- Job
Copy every line that contains the string "page" from the entries below.

— Start —

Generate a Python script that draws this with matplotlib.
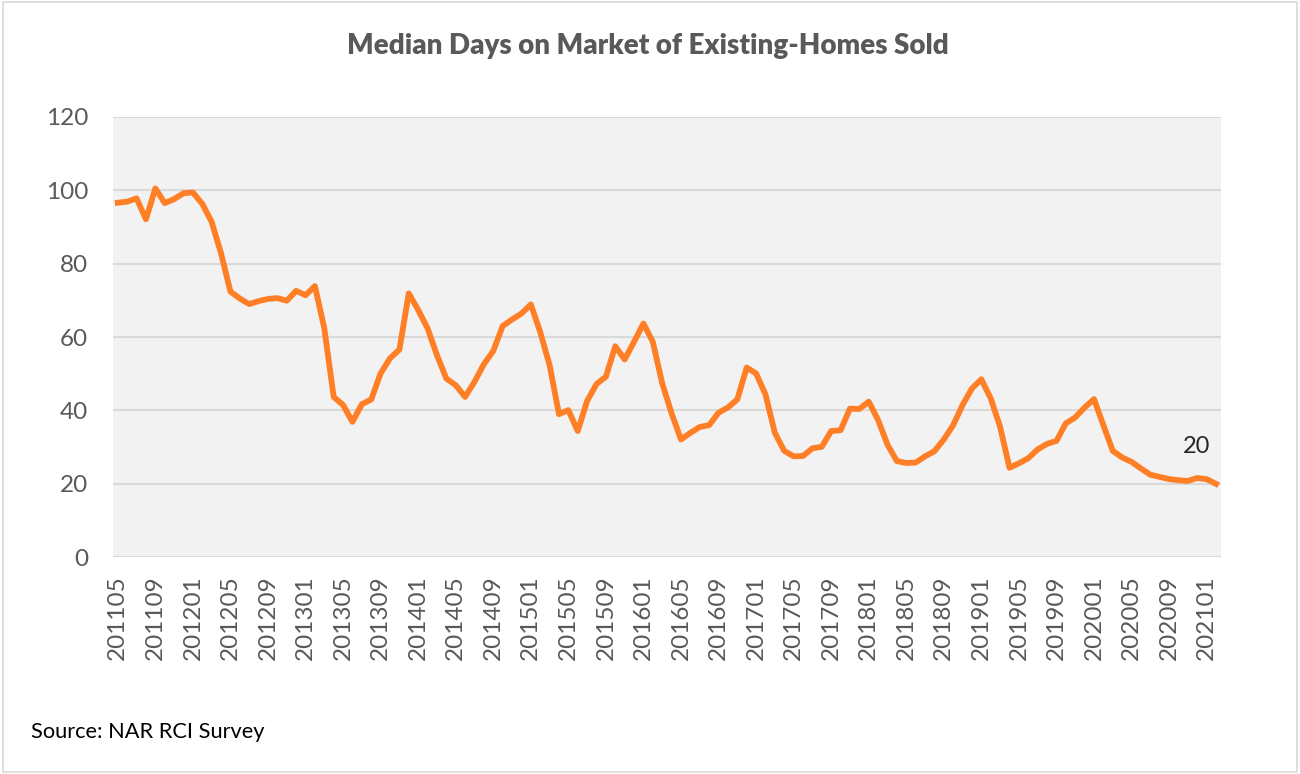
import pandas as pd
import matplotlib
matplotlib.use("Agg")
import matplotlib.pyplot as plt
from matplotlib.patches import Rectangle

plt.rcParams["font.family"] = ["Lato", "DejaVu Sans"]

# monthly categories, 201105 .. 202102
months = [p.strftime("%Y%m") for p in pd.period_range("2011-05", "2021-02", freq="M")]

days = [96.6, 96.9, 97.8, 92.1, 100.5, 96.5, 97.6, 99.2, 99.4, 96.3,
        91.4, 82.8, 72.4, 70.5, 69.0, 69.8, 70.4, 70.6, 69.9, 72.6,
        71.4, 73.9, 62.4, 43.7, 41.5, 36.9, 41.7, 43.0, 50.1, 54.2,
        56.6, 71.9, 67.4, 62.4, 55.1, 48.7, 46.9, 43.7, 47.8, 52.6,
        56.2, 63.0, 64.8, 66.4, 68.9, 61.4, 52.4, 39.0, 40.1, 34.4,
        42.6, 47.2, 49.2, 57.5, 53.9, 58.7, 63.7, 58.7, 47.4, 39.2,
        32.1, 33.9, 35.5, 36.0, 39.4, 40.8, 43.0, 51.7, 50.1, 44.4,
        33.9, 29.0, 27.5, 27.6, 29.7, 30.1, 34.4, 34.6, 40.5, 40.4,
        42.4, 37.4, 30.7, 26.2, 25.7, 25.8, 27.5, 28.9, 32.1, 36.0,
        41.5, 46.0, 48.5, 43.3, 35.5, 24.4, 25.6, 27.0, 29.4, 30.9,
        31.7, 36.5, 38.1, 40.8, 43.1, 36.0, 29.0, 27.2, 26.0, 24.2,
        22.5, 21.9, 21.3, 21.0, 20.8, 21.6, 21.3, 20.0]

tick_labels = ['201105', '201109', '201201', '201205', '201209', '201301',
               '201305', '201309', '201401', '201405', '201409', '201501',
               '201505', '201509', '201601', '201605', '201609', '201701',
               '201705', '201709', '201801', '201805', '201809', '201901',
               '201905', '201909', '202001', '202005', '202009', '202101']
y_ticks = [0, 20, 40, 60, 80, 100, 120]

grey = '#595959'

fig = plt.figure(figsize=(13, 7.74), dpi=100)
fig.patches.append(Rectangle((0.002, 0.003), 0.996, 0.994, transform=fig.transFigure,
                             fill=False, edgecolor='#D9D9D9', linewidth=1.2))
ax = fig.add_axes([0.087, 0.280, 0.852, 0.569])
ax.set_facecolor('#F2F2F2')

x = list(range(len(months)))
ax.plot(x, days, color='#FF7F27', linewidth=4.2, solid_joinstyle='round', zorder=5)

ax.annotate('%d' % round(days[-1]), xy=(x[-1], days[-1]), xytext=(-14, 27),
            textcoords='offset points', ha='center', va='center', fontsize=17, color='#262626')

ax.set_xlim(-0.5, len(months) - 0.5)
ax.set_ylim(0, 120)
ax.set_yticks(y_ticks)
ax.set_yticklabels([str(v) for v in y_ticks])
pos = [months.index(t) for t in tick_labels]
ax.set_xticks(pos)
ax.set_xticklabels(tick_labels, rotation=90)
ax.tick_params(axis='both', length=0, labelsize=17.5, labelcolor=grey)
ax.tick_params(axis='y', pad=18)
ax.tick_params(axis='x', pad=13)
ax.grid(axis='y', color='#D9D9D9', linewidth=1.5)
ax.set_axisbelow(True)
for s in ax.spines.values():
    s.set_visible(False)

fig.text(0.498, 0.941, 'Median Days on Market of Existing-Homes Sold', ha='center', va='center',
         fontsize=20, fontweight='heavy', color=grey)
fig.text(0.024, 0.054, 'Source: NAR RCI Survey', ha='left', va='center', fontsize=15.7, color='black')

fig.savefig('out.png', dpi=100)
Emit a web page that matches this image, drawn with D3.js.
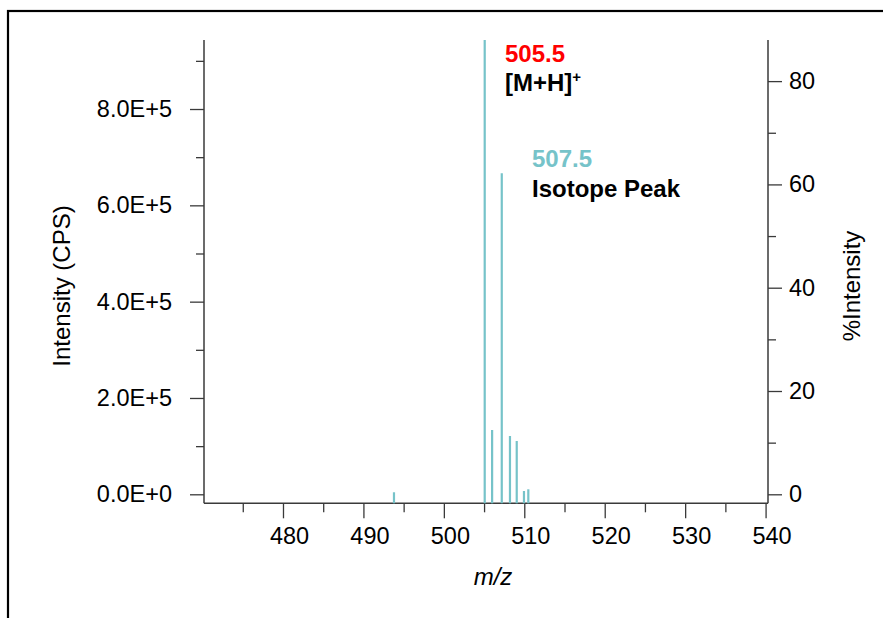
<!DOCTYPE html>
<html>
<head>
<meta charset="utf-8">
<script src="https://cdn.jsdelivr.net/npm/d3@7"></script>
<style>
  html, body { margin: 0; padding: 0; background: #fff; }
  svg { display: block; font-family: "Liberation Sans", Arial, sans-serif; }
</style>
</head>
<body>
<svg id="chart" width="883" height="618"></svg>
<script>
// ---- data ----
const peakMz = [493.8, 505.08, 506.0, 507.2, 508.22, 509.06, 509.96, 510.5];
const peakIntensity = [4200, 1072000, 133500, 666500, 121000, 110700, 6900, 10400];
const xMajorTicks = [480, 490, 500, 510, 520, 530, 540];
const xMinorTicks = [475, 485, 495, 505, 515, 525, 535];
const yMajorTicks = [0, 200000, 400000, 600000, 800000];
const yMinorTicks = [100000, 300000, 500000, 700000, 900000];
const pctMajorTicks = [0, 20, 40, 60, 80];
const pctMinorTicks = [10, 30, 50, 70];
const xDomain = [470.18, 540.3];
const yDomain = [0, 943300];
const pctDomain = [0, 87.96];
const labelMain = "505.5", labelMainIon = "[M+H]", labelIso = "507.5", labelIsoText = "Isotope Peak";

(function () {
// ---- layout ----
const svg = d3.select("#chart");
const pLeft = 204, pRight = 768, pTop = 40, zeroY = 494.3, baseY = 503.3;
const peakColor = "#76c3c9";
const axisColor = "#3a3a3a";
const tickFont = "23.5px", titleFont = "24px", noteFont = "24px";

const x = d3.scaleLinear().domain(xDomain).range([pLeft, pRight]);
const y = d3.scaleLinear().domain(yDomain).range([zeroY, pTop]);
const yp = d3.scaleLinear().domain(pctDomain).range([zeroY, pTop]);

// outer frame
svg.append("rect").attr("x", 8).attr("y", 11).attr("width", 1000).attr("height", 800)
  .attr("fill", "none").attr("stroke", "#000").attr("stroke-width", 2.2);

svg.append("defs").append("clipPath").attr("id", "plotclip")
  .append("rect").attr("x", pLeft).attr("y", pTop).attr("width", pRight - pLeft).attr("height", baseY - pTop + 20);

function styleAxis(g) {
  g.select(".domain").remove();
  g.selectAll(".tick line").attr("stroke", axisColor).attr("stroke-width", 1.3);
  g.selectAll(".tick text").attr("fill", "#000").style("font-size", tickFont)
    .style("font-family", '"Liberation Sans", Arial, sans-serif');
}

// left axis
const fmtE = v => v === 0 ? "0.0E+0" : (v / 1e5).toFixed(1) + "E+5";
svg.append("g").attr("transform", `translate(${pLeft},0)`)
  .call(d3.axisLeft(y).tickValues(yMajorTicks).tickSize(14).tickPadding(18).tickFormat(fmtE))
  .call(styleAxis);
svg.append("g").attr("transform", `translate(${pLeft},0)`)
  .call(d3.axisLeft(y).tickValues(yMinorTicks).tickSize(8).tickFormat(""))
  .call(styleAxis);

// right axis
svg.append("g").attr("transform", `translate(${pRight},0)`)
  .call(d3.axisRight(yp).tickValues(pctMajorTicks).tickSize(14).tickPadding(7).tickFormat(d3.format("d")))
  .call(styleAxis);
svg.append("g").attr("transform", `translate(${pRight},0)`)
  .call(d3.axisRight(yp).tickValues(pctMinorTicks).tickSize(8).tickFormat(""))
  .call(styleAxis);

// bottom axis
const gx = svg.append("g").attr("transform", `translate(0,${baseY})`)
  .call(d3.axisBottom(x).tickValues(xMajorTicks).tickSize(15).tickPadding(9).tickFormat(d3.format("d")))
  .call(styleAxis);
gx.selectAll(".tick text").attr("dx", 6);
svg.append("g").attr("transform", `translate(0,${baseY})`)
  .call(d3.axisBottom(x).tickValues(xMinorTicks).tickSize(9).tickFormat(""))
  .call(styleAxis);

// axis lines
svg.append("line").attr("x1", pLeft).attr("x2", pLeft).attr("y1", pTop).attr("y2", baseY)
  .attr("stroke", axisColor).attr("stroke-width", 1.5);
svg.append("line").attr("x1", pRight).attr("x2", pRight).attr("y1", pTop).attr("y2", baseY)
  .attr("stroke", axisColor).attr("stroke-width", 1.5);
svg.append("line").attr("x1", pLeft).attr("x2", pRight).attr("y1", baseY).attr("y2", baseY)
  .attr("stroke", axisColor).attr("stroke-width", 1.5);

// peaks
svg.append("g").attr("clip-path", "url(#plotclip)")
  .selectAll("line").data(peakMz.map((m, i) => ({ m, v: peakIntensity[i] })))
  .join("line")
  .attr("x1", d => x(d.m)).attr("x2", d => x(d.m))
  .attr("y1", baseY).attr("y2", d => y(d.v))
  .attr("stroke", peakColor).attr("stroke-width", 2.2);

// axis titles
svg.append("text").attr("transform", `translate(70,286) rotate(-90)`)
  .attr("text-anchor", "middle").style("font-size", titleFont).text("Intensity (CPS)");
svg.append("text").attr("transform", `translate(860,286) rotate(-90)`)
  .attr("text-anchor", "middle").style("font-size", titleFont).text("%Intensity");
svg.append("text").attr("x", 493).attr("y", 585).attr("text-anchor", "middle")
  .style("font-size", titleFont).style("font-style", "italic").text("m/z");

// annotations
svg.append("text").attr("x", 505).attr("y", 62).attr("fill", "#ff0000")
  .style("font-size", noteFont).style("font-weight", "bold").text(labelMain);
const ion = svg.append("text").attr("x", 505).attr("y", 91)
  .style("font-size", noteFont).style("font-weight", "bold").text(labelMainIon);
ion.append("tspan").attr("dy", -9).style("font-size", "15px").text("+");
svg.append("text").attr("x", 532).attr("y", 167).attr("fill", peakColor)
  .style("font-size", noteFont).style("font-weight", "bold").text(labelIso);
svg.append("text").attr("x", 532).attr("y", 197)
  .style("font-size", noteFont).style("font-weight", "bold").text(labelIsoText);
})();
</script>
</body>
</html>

— End —
— Start —

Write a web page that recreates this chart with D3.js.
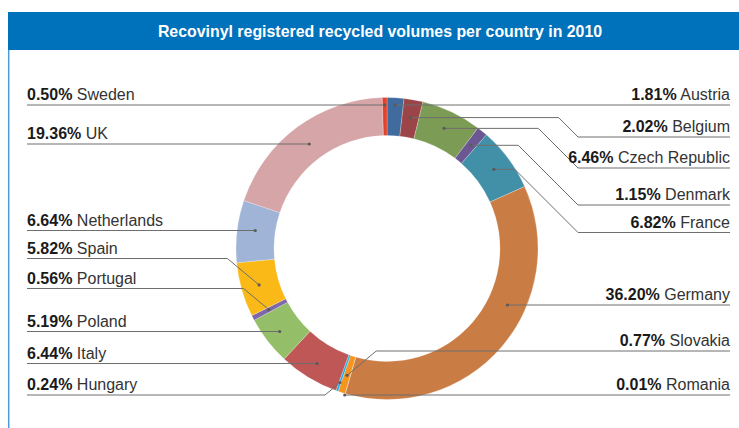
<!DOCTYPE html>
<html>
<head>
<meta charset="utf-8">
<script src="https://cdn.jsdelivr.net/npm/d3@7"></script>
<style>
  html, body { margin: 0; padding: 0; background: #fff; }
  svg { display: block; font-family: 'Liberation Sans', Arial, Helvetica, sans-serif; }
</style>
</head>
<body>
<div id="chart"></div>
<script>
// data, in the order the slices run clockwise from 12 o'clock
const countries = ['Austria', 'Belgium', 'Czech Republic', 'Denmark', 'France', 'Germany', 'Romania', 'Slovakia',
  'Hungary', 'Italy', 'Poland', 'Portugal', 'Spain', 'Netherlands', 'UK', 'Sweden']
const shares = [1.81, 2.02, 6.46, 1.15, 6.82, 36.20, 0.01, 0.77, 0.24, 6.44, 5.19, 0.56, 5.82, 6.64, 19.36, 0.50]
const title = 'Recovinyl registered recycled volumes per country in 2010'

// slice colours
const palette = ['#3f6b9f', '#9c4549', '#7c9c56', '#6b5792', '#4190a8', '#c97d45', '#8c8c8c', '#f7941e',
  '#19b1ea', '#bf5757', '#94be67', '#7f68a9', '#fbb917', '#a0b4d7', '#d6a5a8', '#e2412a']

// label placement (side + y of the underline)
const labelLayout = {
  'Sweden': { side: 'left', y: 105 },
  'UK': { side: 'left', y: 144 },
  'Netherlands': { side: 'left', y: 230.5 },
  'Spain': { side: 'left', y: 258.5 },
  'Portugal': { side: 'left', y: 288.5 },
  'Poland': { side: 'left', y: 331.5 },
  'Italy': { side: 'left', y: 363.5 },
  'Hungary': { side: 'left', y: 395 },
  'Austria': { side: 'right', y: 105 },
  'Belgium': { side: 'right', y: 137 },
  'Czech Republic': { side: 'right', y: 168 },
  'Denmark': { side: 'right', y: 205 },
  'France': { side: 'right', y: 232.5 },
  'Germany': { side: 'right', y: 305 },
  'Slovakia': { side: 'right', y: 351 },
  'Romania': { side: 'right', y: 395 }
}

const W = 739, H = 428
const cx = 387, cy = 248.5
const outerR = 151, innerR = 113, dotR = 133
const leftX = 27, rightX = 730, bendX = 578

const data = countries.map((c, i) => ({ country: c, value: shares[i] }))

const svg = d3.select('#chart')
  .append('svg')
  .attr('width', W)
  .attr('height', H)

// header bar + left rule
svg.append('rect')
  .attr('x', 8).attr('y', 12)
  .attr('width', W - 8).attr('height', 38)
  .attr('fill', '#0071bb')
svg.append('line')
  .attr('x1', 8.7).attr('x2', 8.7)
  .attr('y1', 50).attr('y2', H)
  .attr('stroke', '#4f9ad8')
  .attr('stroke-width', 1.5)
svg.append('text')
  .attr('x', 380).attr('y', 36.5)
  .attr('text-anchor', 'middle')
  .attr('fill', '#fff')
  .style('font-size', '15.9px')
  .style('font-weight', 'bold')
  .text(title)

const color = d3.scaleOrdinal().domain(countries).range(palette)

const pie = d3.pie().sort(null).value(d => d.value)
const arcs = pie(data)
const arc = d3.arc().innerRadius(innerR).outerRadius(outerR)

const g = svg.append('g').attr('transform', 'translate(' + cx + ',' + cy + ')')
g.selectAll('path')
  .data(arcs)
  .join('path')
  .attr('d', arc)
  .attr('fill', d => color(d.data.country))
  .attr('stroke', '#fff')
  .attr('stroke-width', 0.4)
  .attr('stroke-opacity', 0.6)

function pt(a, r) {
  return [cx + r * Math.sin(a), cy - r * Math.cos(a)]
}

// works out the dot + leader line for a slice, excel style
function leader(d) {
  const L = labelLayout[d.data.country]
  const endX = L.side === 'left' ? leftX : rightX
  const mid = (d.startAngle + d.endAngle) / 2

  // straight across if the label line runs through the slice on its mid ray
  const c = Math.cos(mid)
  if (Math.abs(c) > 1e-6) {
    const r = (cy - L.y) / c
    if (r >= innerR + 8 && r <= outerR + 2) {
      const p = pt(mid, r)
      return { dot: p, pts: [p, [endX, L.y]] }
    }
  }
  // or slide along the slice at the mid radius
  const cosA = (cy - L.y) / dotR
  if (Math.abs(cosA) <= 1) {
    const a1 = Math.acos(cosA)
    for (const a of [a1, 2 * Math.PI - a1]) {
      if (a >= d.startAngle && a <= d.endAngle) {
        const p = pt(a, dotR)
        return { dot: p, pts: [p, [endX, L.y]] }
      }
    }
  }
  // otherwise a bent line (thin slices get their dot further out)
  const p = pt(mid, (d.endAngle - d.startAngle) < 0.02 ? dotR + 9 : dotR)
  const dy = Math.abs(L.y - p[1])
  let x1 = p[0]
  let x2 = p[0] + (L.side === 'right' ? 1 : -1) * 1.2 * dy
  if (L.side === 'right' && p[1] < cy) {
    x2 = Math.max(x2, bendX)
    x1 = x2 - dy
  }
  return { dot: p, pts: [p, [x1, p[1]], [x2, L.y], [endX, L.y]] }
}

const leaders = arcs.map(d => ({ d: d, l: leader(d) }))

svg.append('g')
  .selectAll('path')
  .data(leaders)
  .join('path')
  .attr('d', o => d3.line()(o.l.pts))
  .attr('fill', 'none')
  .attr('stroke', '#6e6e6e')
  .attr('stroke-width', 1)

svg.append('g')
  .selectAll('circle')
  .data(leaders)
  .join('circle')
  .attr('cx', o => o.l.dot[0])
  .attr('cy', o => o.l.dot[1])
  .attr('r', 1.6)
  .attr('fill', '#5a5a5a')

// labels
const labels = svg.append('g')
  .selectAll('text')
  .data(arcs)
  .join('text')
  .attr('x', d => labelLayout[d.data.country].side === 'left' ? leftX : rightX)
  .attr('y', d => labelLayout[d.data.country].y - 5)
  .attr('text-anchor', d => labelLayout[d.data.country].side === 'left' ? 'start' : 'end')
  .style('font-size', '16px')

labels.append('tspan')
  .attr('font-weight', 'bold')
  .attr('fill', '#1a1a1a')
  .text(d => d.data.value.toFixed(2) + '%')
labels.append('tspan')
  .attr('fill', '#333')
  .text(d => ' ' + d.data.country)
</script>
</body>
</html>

— End —

- The response
Emit a web page that matches this image, drawn with D3.js.
Write a web page that recreates this chart with D3.js.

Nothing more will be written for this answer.